__Required work__: Restate the whole listing word for word. Pictures are left out.

__Given material__:
'''
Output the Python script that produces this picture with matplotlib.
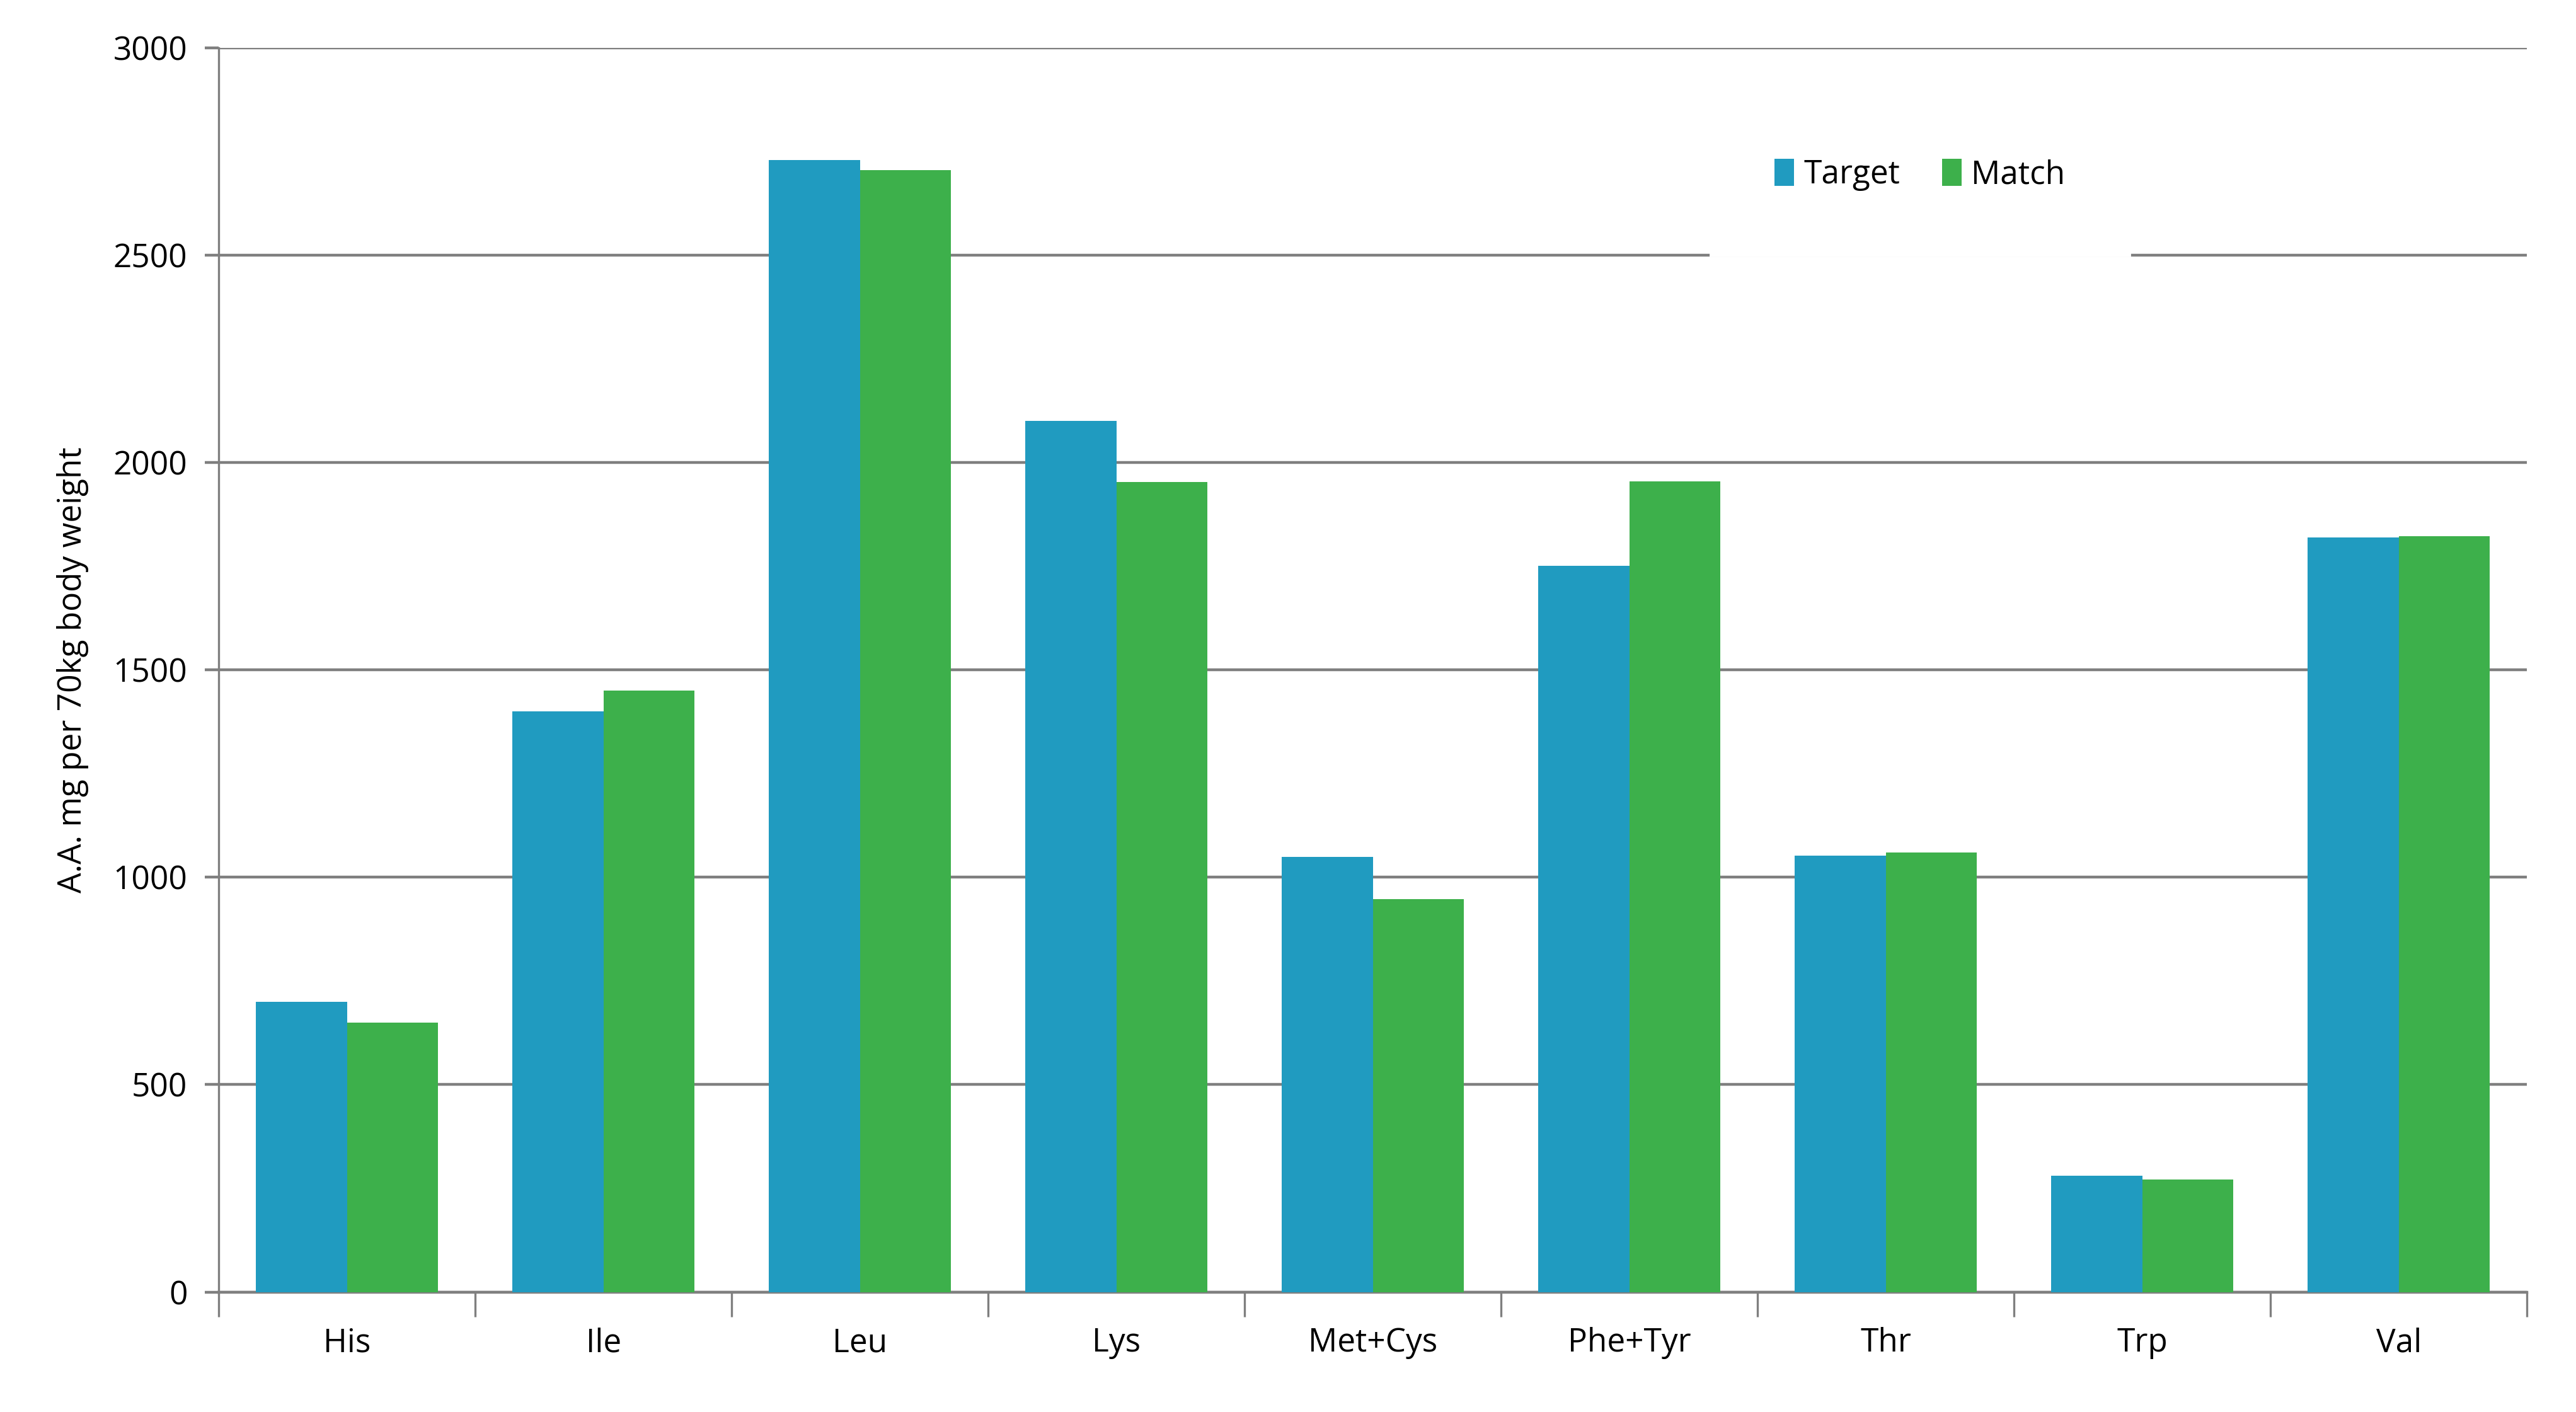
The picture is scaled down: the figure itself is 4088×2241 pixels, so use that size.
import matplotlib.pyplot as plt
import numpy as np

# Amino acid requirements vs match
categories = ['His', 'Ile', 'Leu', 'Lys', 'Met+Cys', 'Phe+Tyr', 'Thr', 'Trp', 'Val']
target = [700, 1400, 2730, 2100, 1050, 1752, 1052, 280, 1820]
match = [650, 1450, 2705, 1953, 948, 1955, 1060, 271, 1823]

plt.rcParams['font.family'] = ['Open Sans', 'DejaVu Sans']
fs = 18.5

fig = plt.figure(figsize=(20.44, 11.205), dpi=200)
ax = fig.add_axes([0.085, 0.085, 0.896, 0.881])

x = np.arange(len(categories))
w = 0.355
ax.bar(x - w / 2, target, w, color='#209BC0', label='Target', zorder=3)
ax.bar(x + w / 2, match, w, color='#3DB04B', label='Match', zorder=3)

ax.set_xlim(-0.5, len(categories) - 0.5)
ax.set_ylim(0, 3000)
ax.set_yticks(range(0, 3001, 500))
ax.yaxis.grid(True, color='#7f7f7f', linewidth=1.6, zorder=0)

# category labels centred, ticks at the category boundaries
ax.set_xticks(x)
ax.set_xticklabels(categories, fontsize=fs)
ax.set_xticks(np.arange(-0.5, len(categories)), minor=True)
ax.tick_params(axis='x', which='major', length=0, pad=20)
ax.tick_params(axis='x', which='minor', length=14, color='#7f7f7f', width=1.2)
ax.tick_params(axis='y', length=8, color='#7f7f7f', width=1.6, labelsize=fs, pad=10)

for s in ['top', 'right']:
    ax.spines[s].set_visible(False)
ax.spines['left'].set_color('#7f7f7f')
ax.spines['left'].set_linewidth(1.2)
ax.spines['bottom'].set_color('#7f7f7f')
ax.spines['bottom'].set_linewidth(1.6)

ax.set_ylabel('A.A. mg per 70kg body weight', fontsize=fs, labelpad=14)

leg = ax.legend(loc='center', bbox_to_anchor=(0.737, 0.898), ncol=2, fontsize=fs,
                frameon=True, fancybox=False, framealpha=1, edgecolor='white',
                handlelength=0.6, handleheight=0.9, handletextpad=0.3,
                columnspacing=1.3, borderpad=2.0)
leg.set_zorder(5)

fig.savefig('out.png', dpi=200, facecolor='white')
'''
__Task output__:
Output the Python script that produces this picture with matplotlib.
The picture is scaled down: the figure itself is 4088×2241 pixels, so use that size.
import matplotlib.pyplot as plt
import numpy as np

# Amino acid requirements vs match
categories = ['His', 'Ile', 'Leu', 'Lys', 'Met+Cys', 'Phe+Tyr', 'Thr', 'Trp', 'Val']
target = [700, 1400, 2730, 2100, 1050, 1752, 1052, 280, 1820]
match = [650, 1450, 2705, 1953, 948, 1955, 1060, 271, 1823]

plt.rcParams['font.family'] = ['Open Sans', 'DejaVu Sans']
fs = 18.5

fig = plt.figure(figsize=(20.44, 11.205), dpi=200)
ax = fig.add_axes([0.085, 0.085, 0.896, 0.881])

x = np.arange(len(categories))
w = 0.355
ax.bar(x - w / 2, target, w, color='#209BC0', label='Target', zorder=3)
ax.bar(x + w / 2, match, w, color='#3DB04B', label='Match', zorder=3)

ax.set_xlim(-0.5, len(categories) - 0.5)
ax.set_ylim(0, 3000)
ax.set_yticks(range(0, 3001, 500))
ax.yaxis.grid(True, color='#7f7f7f', linewidth=1.6, zorder=0)

# category labels centred, ticks at the category boundaries
ax.set_xticks(x)
ax.set_xticklabels(categories, fontsize=fs)
ax.set_xticks(np.arange(-0.5, len(categories)), minor=True)
ax.tick_params(axis='x', which='major', length=0, pad=20)
ax.tick_params(axis='x', which='minor', length=14, color='#7f7f7f', width=1.2)
ax.tick_params(axis='y', length=8, color='#7f7f7f', width=1.6, labelsize=fs, pad=10)

for s in ['top', 'right']:
    ax.spines[s].set_visible(False)
ax.spines['left'].set_color('#7f7f7f')
ax.spines['left'].set_linewidth(1.2)
ax.spines['bottom'].set_color('#7f7f7f')
ax.spines['bottom'].set_linewidth(1.6)

ax.set_ylabel('A.A. mg per 70kg body weight', fontsize=fs, labelpad=14)

leg = ax.legend(loc='center', bbox_to_anchor=(0.737, 0.898), ncol=2, fontsize=fs,
                frameon=True, fancybox=False, framealpha=1, edgecolor='white',
                handlelength=0.6, handleheight=0.9, handletextpad=0.3,
                columnspacing=1.3, borderpad=2.0)
leg.set_zorder(5)

fig.savefig('out.png', dpi=200, facecolor='white')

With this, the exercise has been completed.